Tuesday, April 14, 2009

I tinkle on your grave

Proud Parenting Moments:

If anyone knows how to get in touch with that midget medium from Poltergeist, please have her call me. Why you ask? Well, I think we might have angered the dead in a big way the other night on our walk home from dinner.
We went to Ted’s Firehouse Pub for their gut busting dollar night and sucked in some greasy goodness and cheap beer. Tod had a massage, so Anna and I decided to take advantage of the great weather and walk the short walk home after dinner. Our street is a pretty diverse street. Greenwood Avenue is capped on each end with a church and houses the city’s Mosque and a Hispanic church in between. There are abandoned homes as well as stately homes from the past (such as ours, natch). There is also Mount Evergreen Cemetery, the final resting place for many of Michigan’s earliest residents. Some of the monuments are buffed smooth by the many years of Michigan weather. Some are amazingly ornate, others are simple stones propped up in the ground. The cemetery is truly a mini mountain (hence the name), and its monument dotted grounds roll and pitch behind wrought iron fences.
As we merrily walked along Greenwood, we came across one of the few access gates along the street. Anna bolted into the cemetery and ran for a few dozen yards. I was chasing after her and she finally stopped and turned back to me and said, “Papa, what is this?” as she pointed to a grave marker carved to look like a tree stump. I began telling her about how this was a place where people went after they died. Death is a relatively new concept for her thanks to a recent visit to Grandma and Grandpa McMillen. Not sure how or why the concept of death came up, but she was suddenly worried that Yukon wouldn’t be around much longer when she came home. We had a nice little toddler talk, and I think she’s okay with the general concept of death. Thanks Grandma!
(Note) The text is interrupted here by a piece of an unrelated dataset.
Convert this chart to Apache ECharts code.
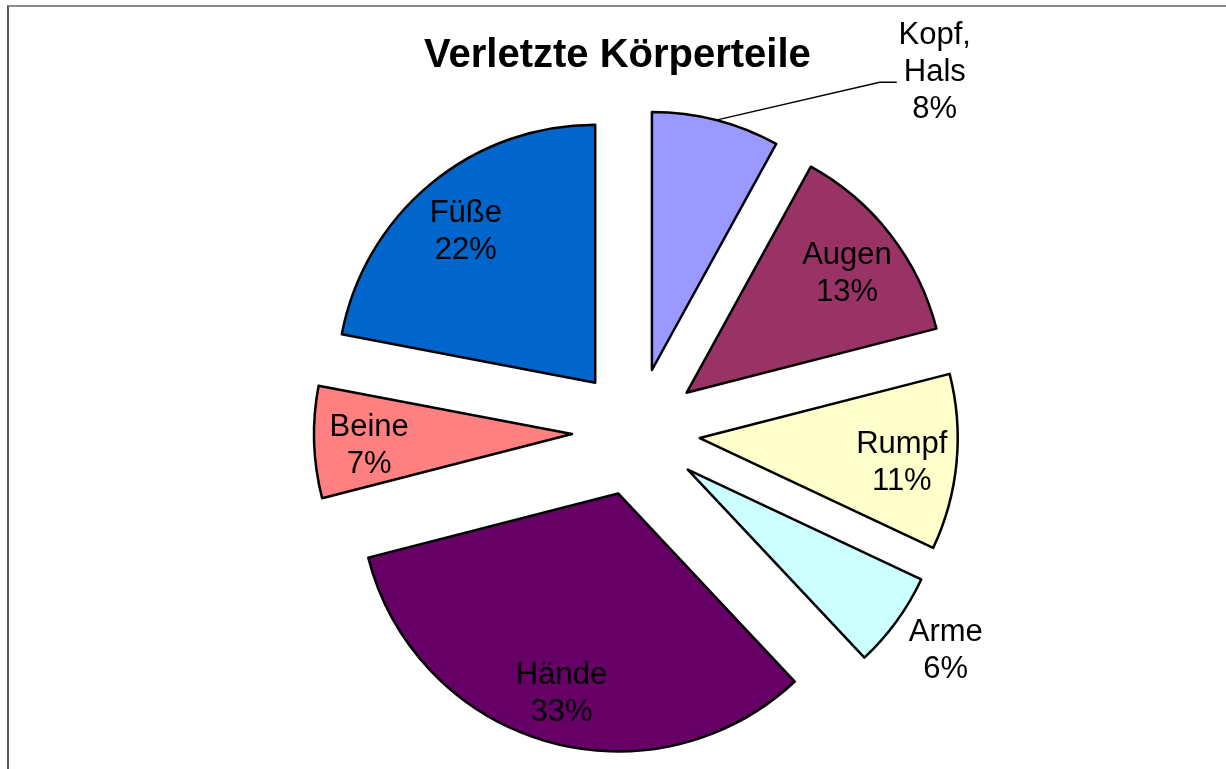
<!DOCTYPE html>
<html>
<head>
<meta charset="utf-8">
<title>Verletzte Körperteile</title>
<script src="https://cdn.jsdelivr.net/npm/echarts@6/dist/echarts.min.js"></script>
<style>
  html, body {
    margin: 0;
    padding: 0;
    background: #fff;
  }

  .wrap {
    position: relative;
    width: 1226px;
    height: 769px;
  }

  #chart {
    width: 1226px;
    height: 769px;
  }

  .frame {
    position: absolute;
    left: 7px;
    top: 5px;
    right: 0;
    bottom: 0;
    border-top: 2px solid #8c8c8c;
    border-left: 2px solid #555;
    pointer-events: none;
  }
</style>
</head>
<body>
<div class="wrap">
  <div id="chart"></div>
  <div class="frame"></div>
</div>
<script>
// Anteile je Körperteil (im Uhrzeigersinn ab 12 Uhr)
const categories = ['Kopf,\nHals', 'Augen', 'Rumpf', 'Arme', 'Hände', 'Beine', 'Füße']
const shares = [8, 13, 11, 6, 33, 7, 22]
const colors = ['#9999FF', '#993366', '#FFFFCC', '#CCFFFF', '#660066', '#FF8080', '#0066CC']

const font = '"Liberation Sans", Arial, Helvetica, sans-serif'
const center = [636, 432]

// centered multi-line text for the outside labels
function outsideText(p) {
  return p.name.split('\n').concat(p.percent + '%').map(function (s) {
    return '{t|' + s + '}'
  }).join('\n')
}

const richStyle = {
  t: {
    width: 76,
    align: 'center',
    fontSize: 31,
    lineHeight: 37,
    color: '#000',
    fontFamily: font
  }
}

// label setup for the slices whose label sits outside
const outsideCfg = {
  'Kopf,\nHals': {
    label: {
      show: true,
      position: 'outside',
      distanceToLabelLine: 0,
      padding: [0, 0, 19, 0],
      formatter: outsideText,
      rich: richStyle
    },
    labelLine: {
      show: true,
      length: 39,
      length2: 171,
      minTurnAngle: 167,
      lineStyle: { color: '#000', width: 1.5 }
    }
  },
  'Arme': {
    label: {
      show: true,
      position: 'outside',
      alignTo: 'edge',
      edgeDistance: 294,
      formatter: outsideText,
      rich: richStyle
    },
    labelLine: { show: false, length: 50, length2: 0 }
  }
}

const slices = categories.map(function (name, i) {
  const item = {
    name: name,
    value: shares[i],
    selected: true,
    itemStyle: { color: colors[i] }
  }
  if (outsideCfg[name]) {
    item.label = outsideCfg[name].label
    item.labelLine = outsideCfg[name].labelLine
  }
  return item
})

// transparent twin pie, only used to carry the inside labels further out
const labelSlices = categories.map(function (name, i) {
  return {
    name: name,
    value: shares[i],
    selected: true,
    label: { show: !outsideCfg[name] }
  }
})

const chart = echarts.init(document.getElementById('chart'))
chart.setOption({
  backgroundColor: '#fff',
  animation: false,
  title: {
    text: 'Verletzte Körperteile',
    left: 424,
    top: 36,
    padding: 0,
    textStyle: {
      fontFamily: font,
      fontSize: 40,
      fontWeight: 'bold',
      color: '#000'
    }
  },
  series: [
    {
      type: 'pie',
      center: center,
      radius: 258,
      startAngle: 90,
      clockwise: true,
      selectedMode: 'multiple',
      selectedOffset: 64,
      avoidLabelOverlap: false,
      itemStyle: { borderColor: '#000', borderWidth: 2.5 },
      select: { itemStyle: { borderColor: '#000', borderWidth: 2.5 } },
      emphasis: { disabled: true },
      label: { show: false, fontFamily: font, fontSize: 31, color: '#000' },
      labelLine: { show: false },
      data: slices
    },
    {
      type: 'pie',
      center: center,
      radius: 400,
      startAngle: 90,
      clockwise: true,
      silent: true,
      selectedMode: 'multiple',
      selectedOffset: 64,
      avoidLabelOverlap: false,
      itemStyle: { color: 'transparent', borderWidth: 0 },
      select: { itemStyle: { color: 'transparent', borderWidth: 0 } },
      emphasis: { disabled: true },
      label: {
        position: 'inside',
        // small spacer line on top pushes the text block a bit down
        formatter: '{s| }\n{t|{b}}\n{t|{d}%}',
        rich: {
          s: { fontSize: 6, lineHeight: 12 },
          t: { fontFamily: font, fontSize: 31, lineHeight: 37, color: '#000' }
        },
        color: '#000'
      },
      labelLine: { show: false },
      data: labelSlices
    }
  ]
})
</script>
</body>
</html>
She seemed generally interested in the grave stones and deftly meandered through the cemetery. We climbed up a rather big hill and when we got to the top Anna turned to me and in her thishastohappenrightnow voice said, “Papa, I have to go potty!”

Shit.

Thankfully it wasn’t that, she only had to pee, so we found a rather large monument for privacy and I sized it up to guesstimate where the dearly departed may be and aimed Anna’s bottom away from that spot. I don’t know why I was worried about privacy in a grave yard, as we were the only people roaming around that night at 7:15. Anna did her business and I checked out the names on the monument. I said “Sorry about this” out loud and mentioned their names. Anna didn’t seem to be too concerned about the wrath of the pissed on and pissed off dead, and ran off to check out another large grave stone.

I however patted the stone and reminded them that they were kids once too and she meant no harm.

1 comment:

  1. Well Tom, that is a great story... very sacrilegious but wonderful none the less.